Instruction → Identify every line in the records below that contains the word "this", and reproduce each one.

Materials provided →
START

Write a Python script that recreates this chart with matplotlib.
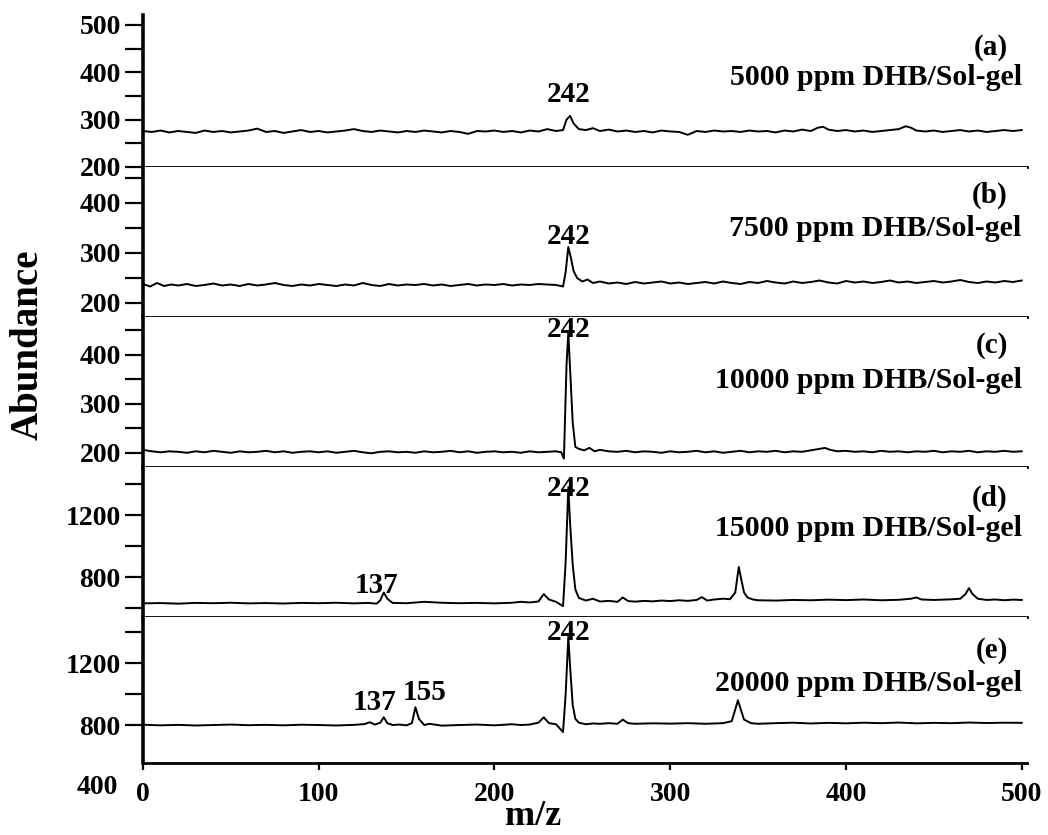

END
START

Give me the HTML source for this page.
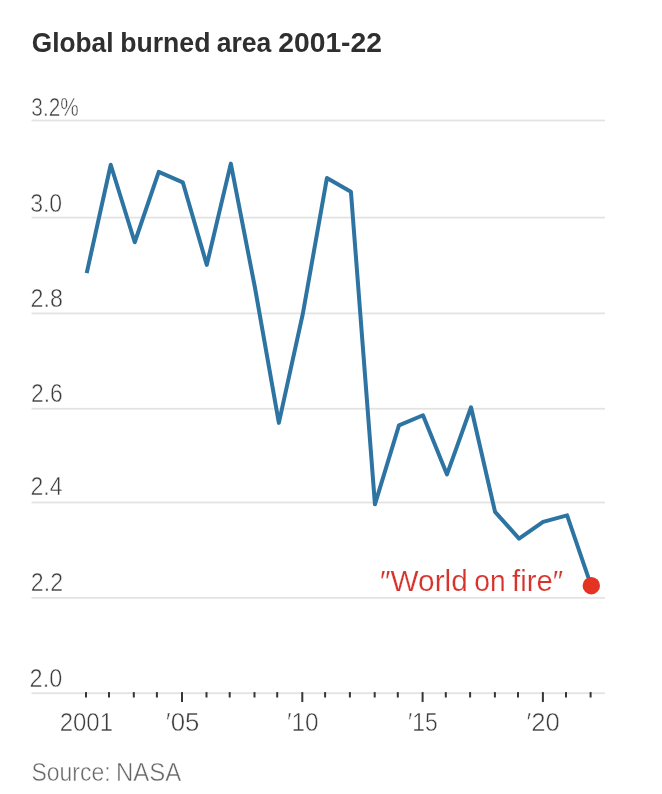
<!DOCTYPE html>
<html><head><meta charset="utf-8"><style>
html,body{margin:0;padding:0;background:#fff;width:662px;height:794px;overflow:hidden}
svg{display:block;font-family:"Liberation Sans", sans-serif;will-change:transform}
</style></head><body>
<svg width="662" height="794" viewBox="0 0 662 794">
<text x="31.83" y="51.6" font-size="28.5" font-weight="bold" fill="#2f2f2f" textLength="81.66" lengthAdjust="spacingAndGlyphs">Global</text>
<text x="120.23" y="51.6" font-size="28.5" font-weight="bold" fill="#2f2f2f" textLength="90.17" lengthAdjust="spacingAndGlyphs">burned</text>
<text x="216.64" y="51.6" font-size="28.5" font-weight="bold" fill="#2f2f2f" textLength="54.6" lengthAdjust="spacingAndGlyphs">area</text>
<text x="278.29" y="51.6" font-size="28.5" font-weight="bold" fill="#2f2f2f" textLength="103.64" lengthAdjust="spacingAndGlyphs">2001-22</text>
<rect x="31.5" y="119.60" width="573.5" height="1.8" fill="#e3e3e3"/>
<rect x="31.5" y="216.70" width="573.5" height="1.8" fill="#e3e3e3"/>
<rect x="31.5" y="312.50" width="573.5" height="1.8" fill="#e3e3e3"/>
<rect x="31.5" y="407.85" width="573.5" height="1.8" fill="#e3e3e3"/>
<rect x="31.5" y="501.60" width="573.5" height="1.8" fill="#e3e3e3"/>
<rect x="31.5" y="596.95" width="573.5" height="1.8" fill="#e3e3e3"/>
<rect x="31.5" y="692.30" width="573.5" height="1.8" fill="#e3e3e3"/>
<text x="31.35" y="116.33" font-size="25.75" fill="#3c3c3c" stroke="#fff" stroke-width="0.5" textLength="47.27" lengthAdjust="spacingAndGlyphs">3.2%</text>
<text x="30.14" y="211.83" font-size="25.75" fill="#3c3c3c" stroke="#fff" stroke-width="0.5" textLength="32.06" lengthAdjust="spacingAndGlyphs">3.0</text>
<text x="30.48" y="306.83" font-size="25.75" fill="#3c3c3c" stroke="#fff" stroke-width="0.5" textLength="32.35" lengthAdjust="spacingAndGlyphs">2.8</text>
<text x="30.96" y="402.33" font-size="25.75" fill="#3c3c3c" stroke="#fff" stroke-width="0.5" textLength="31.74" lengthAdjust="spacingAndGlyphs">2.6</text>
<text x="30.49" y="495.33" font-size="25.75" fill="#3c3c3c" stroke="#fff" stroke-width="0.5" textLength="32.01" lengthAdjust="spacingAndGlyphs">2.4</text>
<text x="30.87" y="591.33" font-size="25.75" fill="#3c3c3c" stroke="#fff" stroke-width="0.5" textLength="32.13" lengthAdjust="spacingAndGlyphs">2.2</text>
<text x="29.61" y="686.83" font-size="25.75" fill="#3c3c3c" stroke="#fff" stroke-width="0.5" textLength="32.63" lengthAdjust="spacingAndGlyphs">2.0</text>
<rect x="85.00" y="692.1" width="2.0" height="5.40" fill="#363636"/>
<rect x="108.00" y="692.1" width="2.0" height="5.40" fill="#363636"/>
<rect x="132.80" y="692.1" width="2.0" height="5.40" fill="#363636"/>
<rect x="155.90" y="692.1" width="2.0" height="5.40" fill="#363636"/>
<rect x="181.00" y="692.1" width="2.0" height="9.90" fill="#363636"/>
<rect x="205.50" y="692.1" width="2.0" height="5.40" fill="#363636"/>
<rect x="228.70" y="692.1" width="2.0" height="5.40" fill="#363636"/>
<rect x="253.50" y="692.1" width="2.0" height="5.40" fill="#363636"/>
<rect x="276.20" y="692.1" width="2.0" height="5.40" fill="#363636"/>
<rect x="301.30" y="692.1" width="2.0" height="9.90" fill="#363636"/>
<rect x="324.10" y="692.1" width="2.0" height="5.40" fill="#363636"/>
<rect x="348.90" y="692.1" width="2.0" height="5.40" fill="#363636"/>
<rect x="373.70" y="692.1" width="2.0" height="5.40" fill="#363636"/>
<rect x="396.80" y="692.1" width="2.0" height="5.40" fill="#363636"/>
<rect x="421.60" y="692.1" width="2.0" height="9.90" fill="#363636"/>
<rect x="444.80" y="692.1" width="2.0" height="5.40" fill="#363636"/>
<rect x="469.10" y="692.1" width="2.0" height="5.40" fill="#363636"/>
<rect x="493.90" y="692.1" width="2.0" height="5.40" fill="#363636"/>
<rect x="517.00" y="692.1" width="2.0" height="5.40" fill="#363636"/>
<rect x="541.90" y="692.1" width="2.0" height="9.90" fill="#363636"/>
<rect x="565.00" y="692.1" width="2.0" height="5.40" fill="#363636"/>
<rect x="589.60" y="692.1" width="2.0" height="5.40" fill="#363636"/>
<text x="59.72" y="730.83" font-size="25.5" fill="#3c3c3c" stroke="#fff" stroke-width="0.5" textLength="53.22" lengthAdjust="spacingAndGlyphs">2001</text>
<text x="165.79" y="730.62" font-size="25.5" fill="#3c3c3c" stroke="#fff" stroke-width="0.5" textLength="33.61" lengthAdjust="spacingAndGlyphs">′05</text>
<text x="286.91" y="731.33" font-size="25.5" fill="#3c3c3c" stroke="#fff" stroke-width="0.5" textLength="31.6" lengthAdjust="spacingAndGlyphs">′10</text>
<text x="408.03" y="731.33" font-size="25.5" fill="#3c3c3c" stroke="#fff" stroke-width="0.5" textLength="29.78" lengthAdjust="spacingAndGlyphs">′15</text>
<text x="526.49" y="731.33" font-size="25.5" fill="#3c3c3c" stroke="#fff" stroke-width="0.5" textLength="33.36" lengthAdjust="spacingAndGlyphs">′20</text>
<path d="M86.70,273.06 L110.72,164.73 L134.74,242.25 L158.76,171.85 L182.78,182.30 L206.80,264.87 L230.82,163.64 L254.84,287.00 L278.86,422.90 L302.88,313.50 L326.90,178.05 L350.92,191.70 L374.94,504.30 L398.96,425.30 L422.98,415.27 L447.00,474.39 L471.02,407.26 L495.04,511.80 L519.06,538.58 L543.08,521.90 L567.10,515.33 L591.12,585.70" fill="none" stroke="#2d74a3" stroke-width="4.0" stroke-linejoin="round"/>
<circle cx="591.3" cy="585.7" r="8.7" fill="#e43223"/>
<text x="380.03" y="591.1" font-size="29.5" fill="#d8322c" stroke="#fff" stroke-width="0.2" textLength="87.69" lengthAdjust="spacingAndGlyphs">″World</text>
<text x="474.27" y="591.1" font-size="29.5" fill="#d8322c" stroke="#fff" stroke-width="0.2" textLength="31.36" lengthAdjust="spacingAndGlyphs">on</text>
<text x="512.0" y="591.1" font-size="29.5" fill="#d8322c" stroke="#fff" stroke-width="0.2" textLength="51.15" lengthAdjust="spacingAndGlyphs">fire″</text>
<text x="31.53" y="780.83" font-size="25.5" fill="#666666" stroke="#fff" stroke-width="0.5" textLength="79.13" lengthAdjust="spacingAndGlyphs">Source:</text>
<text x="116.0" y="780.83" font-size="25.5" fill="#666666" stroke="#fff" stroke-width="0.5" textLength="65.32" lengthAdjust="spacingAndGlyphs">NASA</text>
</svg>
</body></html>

END

Task output →
Write a Python script that recreates this chart with matplotlib.
Give me the HTML source for this page.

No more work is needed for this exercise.